Over the initial years of her reign, she initiated complaints against the media that were not only proven to be unfounded, but were damned by independent arbiters.

Lyn Carpenter was at the heart of Thurrock Council's secrecy policies.

Twice, following accusations that the council was in the grip of a policy of secrecy and contempt, she instructed that formal complaints were made to the Independent Press Standards Organisation against Neil Speight, then editor of the Thurrock Independent newspaper, now editor of Nub News.

Both complaints were dismissed and what followed was an apparent personal vendetta against Mr Speight which twice included bans - initiated by Ms Carpenter - prohibiting answers being given to legitimate questions by Mr Speight.

A summary of her leadership and policies is encapsulated in this story.

It is worth pointing out that some members of the Conservative administration, that are now damning Ms Carpenter, stood by and not only did nothing to combat her policies, but joined in the public rhetoric against him.

Not that Mr Speight was alone in being the target of Ms Carpenter's angst.
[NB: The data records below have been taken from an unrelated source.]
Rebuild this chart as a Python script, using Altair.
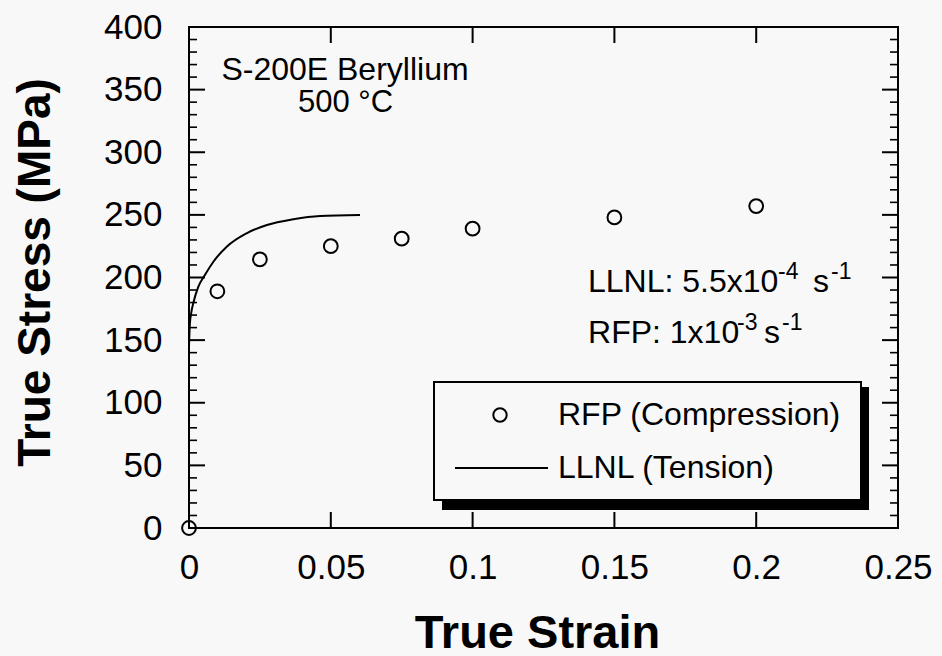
import altair as alt
import pandas as pd

# ---- data ----
rfp_strain = [0.0, 0.01, 0.025, 0.05, 0.075, 0.1, 0.15, 0.2]
rfp_stress = [0, 189, 214.5, 225, 231, 239, 248, 257]

llnl_strain = [0.0, 0.0003, 0.0008, 0.0015, 0.0033, 0.0056, 0.0086, 0.0133,
               0.0203, 0.0275, 0.0368, 0.0462, 0.0603]
llnl_stress = [145, 163, 172, 179.4, 192.7, 202, 212.6, 224.6,
               235.3, 241.9, 246.5, 249.1, 249.9]

x_ticks = [0, 0.05, 0.1, 0.15, 0.2, 0.25]
y_major = [0, 50, 100, 150, 200, 250, 300, 350, 400]
y_minor = [v for v in range(0, 401, 10) if v % 50 != 0]

# ---- layout / style ----
W, H = 709, 501
FONT = "Liberation Sans"
BG = "#f8f8f8"
XMAX, YMAX = 0.25, 400.0

xs = alt.Scale(domain=[0, XMAX], nice=False, zero=False)
ys = alt.Scale(domain=[0, YMAX], nice=False, zero=False)

xaxis = alt.Axis(
    title="True Strain", values=x_ticks, format="~g", grid=False, domain=False,
    ticks=False, labelFont=FONT, labelFontSize=35, labelColor="black",
    labelPadding=22, labelFlush=False, labelOverlap=False,
    titleFont=FONT, titleFontSize=47, titleFontWeight="bold", titleColor="black",
    titleX=348, titleY=119, titleBaseline="alphabetic", titleAlign="center",
)
yaxis = alt.Axis(
    title="True Stress (MPa)", values=y_major, format="d", grid=False, domain=False,
    ticks=False, labelFont=FONT, labelFontSize=35, labelColor="black",
    labelPadding=27, labelOverlap=False,
    titleFont=FONT, titleFontSize=46, titleFontWeight="bold", titleColor="black",
    titleX=-140, titleY=245, titleBaseline="alphabetic", titleAlign="center",
    titleAngle=270,
)


def X(f):
    return alt.X(f, type="quantitative", scale=xs, axis=xaxis)


def Y(f):
    return alt.Y(f, type="quantitative", scale=ys, axis=yaxis)


def XD(v):
    return alt.XDatum(v, type="quantitative", scale=xs, axis=xaxis)


def YD(v):
    return alt.YDatum(v, type="quantitative", scale=ys, axis=yaxis)


one = pd.DataFrame({"k": [0]})
df_rfp = pd.DataFrame({"strain": rfp_strain, "stress": rfp_stress})
df_llnl = pd.DataFrame({"strain": llnl_strain, "stress": llnl_stress})

layers = []


# frame ticks (inward on all four sides), placed with the same linear mapping as the scales
def px(v):
    return v / XMAX * W


def py(v):
    return H - v / YMAX * H


def hseg(x1, x2, y, width):
    return (alt.Chart(one).mark_rule(color="black", strokeWidth=width)
            .encode(x=alt.value(x1), x2=alt.value(x2), y=alt.value(y)))


def vseg(x, y1, y2, width):
    return (alt.Chart(one).mark_rule(color="black", strokeWidth=width)
            .encode(x=alt.value(x), y=alt.value(y1), y2=alt.value(y2)))


for v in y_major:
    layers.append(hseg(0, 16, py(v), 2))
    layers.append(hseg(W, W - 16, py(v), 2))
for v in y_minor:
    layers.append(hseg(0, 8, py(v), 1.6))
    layers.append(hseg(W, W - 8, py(v), 1.6))
for v in x_ticks:
    layers.append(vseg(px(v), H, H - 16, 2))
    layers.append(vseg(px(v), 0, 16, 2))

# data
layers.append(alt.Chart(df_llnl).mark_line(color="black", strokeWidth=2, interpolate="monotone")
              .encode(x=X("strain"), y=Y("stress")))
layers.append(alt.Chart(df_rfp).mark_point(shape="circle", filled=False, color="black",
                                           size=190, strokeWidth=2, opacity=1)
              .encode(x=X("strain"), y=Y("stress")))


def txt(s, x, y, size=32, align="left", dx=0, dy=0):
    return (alt.Chart(one)
            .mark_text(text=s, font=FONT, fontSize=size, align=align,
                       baseline="alphabetic", dx=dx, dy=dy, color="black")
            .encode(x=XD(x), y=YD(y)))


# annotations
layers.append(txt("S-200E Beryllium", 0.055, 357.7, align="center"))
layers.append(txt("500 °C", 0.0552, 332.1, size=31, align="center"))

layers.append(txt("LLNL: 5.5x10", 0.1407, 188.4))
layers.append(txt("-4", 0.1407, 188.4, size=23, dx=190, dy=-13))
layers.append(txt("s", 0.1407, 188.4, dx=225))
layers.append(txt("-1", 0.1407, 188.4, size=23, dx=243, dy=-13))

layers.append(txt("RFP: 1x10", 0.1407, 148))
layers.append(txt("-3", 0.1407, 148, size=23, dx=149, dy=-13))
layers.append(txt("s", 0.1407, 148, dx=176))
layers.append(txt("-1", 0.1407, 148, size=23, dx=194, dy=-13))

# legend box with drop shadow
layers.append(alt.Chart(one).mark_rect(color="black")
              .encode(x=alt.value(253), x2=alt.value(680), y=alt.value(360), y2=alt.value(483)))
layers.append(alt.Chart(one).mark_rect(fill=BG, stroke="black", strokeWidth=2)
              .encode(x=alt.value(245), x2=alt.value(672), y=alt.value(355), y2=alt.value(473)))
layers.append(alt.Chart(one).mark_point(shape="circle", filled=False, color="black",
                                        size=180, strokeWidth=2, opacity=1)
              .encode(x=alt.value(311), y=alt.value(388)))
layers.append(alt.Chart(one).mark_rule(color="black", strokeWidth=2)
              .encode(x=alt.value(266), x2=alt.value(359), y=alt.value(441)))
layers.append(alt.Chart(one).mark_text(text="RFP (Compression)", font=FONT, fontSize=32,
                                       align="left", baseline="middle", color="black")
              .encode(x=alt.value(369), y=alt.value(388)))
layers.append(alt.Chart(one).mark_text(text="LLNL (Tension)", font=FONT, fontSize=32,
                                       align="left", baseline="middle", color="black")
              .encode(x=alt.value(369), y=alt.value(441)))

chart = (alt.layer(*layers)
         .properties(width=W, height=H, autosize="none",
                     padding={"left": 189, "top": 27, "right": 44, "bottom": 128},
                     background=BG)
         .configure_view(stroke="black", strokeWidth=2))

chart.save("out.html", embed_options={"renderer": "svg", "actions": False})
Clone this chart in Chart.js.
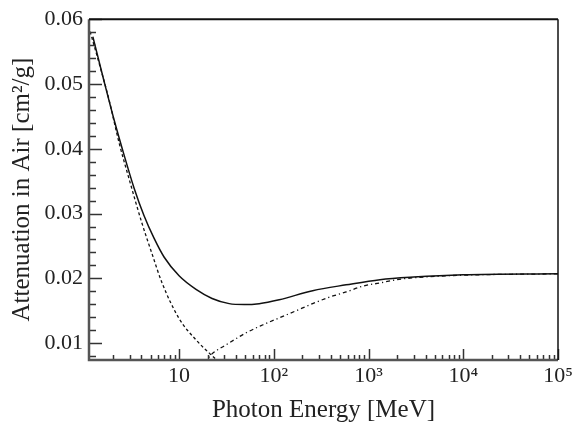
<!DOCTYPE html>
<html>
<head>
<meta charset="utf-8">
<script src="https://cdn.jsdelivr.net/npm/chart.js@4.4.1/dist/chart.umd.min.js"></script>
<style>
  body { margin: 0; background: #fff; }
  canvas { display: block; }
</style>
</head>
<body>
<canvas id="attGraph" width="582" height="430"></canvas>
<script>
// valeurs
const energyTotal = [1.23, 1.61, 2.05, 2.62, 3.34, 4.26, 5.44, 6.94, 10, 15.1, 22.3, 33.8, 48.7, 70, 114, 257, 580, 1320, 3000, 10000, 100000];
const attTotal = [0.0573, 0.0505, 0.0446, 0.0391, 0.0340, 0.0297, 0.0262, 0.0233, 0.0204, 0.0183, 0.0169, 0.0161, 0.01596, 0.0161, 0.0167, 0.0181, 0.0190, 0.0198, 0.0202, 0.02055, 0.0207];

const energyCompton = [1.11, 1.42, 1.82, 2.32, 2.96, 4.06, 5.18, 6.61, 10, 15.1, 20.7, 25.9];
const attCompton = [0.0589, 0.0534, 0.0476, 0.0410, 0.0354, 0.0285, 0.0238, 0.0193, 0.0138, 0.0105, 0.0085, 0.0072];

const energyPair = [18, 20, 22.5, 31, 40, 51, 76, 114, 172, 257, 386, 580, 871, 1320, 2000, 3000, 5000, 10000, 100000];
const attPair = [0.0071, 0.0076, 0.0084, 0.0097, 0.0107, 0.0116, 0.0128, 0.0139, 0.0150, 0.0161, 0.0171, 0.0179, 0.0188, 0.0193, 0.0198, 0.0201, 0.0203, 0.0205, 0.0207];

const xTickValues = [10, 100, 1000, 10000, 100000];
const xTickLabels = ["10", "10²", "10³", "10⁴", "10⁵"];
const yTickValues = [0.01, 0.02, 0.03, 0.04, 0.05, 0.06];
const yTickLabels = ["0.01", "0.02", "0.03", "0.04", "0.05", "0.06"];

const toPoints = (xs, ys) => xs.map((x, i) => ({ x: x, y: ys[i] }));

const serif = "'Liberation Serif', 'DejaVu Serif', serif";

// graduations vers l'intérieur + cadre
const framePlugin = {
  id: "frame",
  afterDatasetsDraw(chart) {
    const ctx = chart.ctx;
    const a = chart.chartArea;
    const xs = chart.scales.x;
    const ys = chart.scales.y;
    ctx.save();
    ctx.lineCap = "butt";

    // axe y : majeures 0.01, mineures 0.002
    ctx.strokeStyle = "#333";
    ctx.lineWidth = 1.5;
    for (let k = 4; k <= 30; k++) {
      const v = k * 0.002;
      if (v < ys.min - 1e-9 || v > ys.max + 1e-9) continue;
      const py = Math.round(ys.getPixelForValue(v)) + 0.5;
      const len = k % 5 === 0 ? 13 : 7;
      ctx.beginPath();
      ctx.moveTo(a.left, py);
      ctx.lineTo(a.left + len, py);
      ctx.stroke();
    }

    // axe x : décades et mineures
    for (let d = 0; d <= 5; d++) {
      for (let m = 1; m <= 9; m++) {
        const v = m * Math.pow(10, d);
        if (v < xs.min || v > xs.max * 1.0001) continue;
        const px = Math.round(xs.getPixelForValue(v)) + 0.5;
        const len = m === 1 ? 11 : 5;
        ctx.beginPath();
        ctx.moveTo(px, a.bottom);
        ctx.lineTo(px, a.bottom - len);
        ctx.stroke();
      }
    }

    // cadre
    ctx.strokeStyle = "#555";
    ctx.lineWidth = 2.5;
    ctx.beginPath();
    ctx.moveTo(a.left, a.top);
    ctx.lineTo(a.left, a.bottom);
    ctx.lineTo(a.right, a.bottom);
    ctx.stroke();
    ctx.strokeStyle = "#111";
    ctx.lineWidth = 2;
    ctx.beginPath();
    ctx.moveTo(a.left, a.top);
    ctx.lineTo(a.right, a.top);
    ctx.stroke();
    ctx.lineWidth = 1.5;
    ctx.beginPath();
    ctx.moveTo(a.right, a.top);
    ctx.lineTo(a.right, a.bottom);
    ctx.stroke();
    ctx.restore();
  },
};

const ctx = document.getElementById("attGraph").getContext("2d");
const attChart = new Chart(ctx, {
  type: "line",
  data: {
    datasets: [
      {
        label: "total",
        data: toPoints(energyTotal, attTotal),
        borderColor: "#111",
        borderWidth: 1.5,
      },
      {
        label: "compton",
        data: toPoints(energyCompton, attCompton),
        borderColor: "#111",
        borderWidth: 1.3,
        borderDash: [3, 2.5],
      },
      {
        label: "paires",
        data: toPoints(energyPair, attPair),
        borderColor: "#111",
        borderWidth: 1.3,
        borderDash: [4, 3, 1.2, 3],
      },
    ],
  },
  options: {
    responsive: false,
    animation: false,
    parsing: false,
    elements: {
      point: { radius: 0 },
      line: { cubicInterpolationMode: "monotone", fill: false },
    },
    layout: { padding: { left: 0, top: 16, right: 24, bottom: 0 } },
    plugins: {
      legend: { display: false },
      tooltip: { enabled: false },
    },
    scales: {
      x: {
        type: "logarithmic",
        min: 1.12,
        max: 100000,
        grid: { display: false, drawTicks: false, tickLength: 0 },
        border: { display: false },
        afterBuildTicks: (scale) => {
          scale.ticks = xTickValues.map((v) => ({ value: v }));
        },
        afterFit: (scale) => {
          scale.height = 70;
        },
        ticks: {
          autoSkip: false,
          maxRotation: 0,
          padding: 3,
          color: "#222",
          font: { family: serif, size: 22 },
          callback: (value) => {
            const i = xTickValues.indexOf(value);
            return i >= 0 ? xTickLabels[i] : "";
          },
        },
        title: {
          display: true,
          text: "Photon Energy [MeV]",
          color: "#222",
          font: { family: serif, size: 25 },
          padding: { top: 0, bottom: 5 },
        },
      },
      y: {
        type: "linear",
        min: 0.0074,
        max: 0.06,
        grid: { display: false, drawTicks: false, tickLength: 0 },
        border: { display: false },
        afterBuildTicks: (scale) => {
          scale.ticks = yTickValues.map((v) => ({ value: v }));
        },
        afterFit: (scale) => {
          scale.width = 89;
        },
        ticks: {
          padding: 6,
          color: "#222",
          font: { family: serif, size: 22 },
          callback: (value) => {
            const i = yTickValues.findIndex((v) => Math.abs(v - value) < 1e-9);
            return i >= 0 ? yTickLabels[i] : "";
          },
        },
        title: {
          display: true,
          text: "Attenuation in Air [cm²/g]",
          color: "#222",
          font: { family: serif, size: 25 },
          padding: { top: 7, bottom: 0 },
        },
      },
    },
  },
  plugins: [framePlugin],
});
</script>
</body>
</html>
BBC Essex reporters, national journalists and other local journalists found themselves on the end of her policy of non-communication.

Her approach to the media and democracy won her the accolade of being a target for Private Eye. In August 2018 the satirical magazine awarded Ms Carpenter its Rotton Boroughs 'Kim Jong Un Award' for secrecy, saying in its citation that she ordered the council's press office not to respond "because reporters had had the temerity to ask awkward questions".  

This evening those 'awkward questions' remain but Ms Carpenter is no longer in a position to dictate the answers.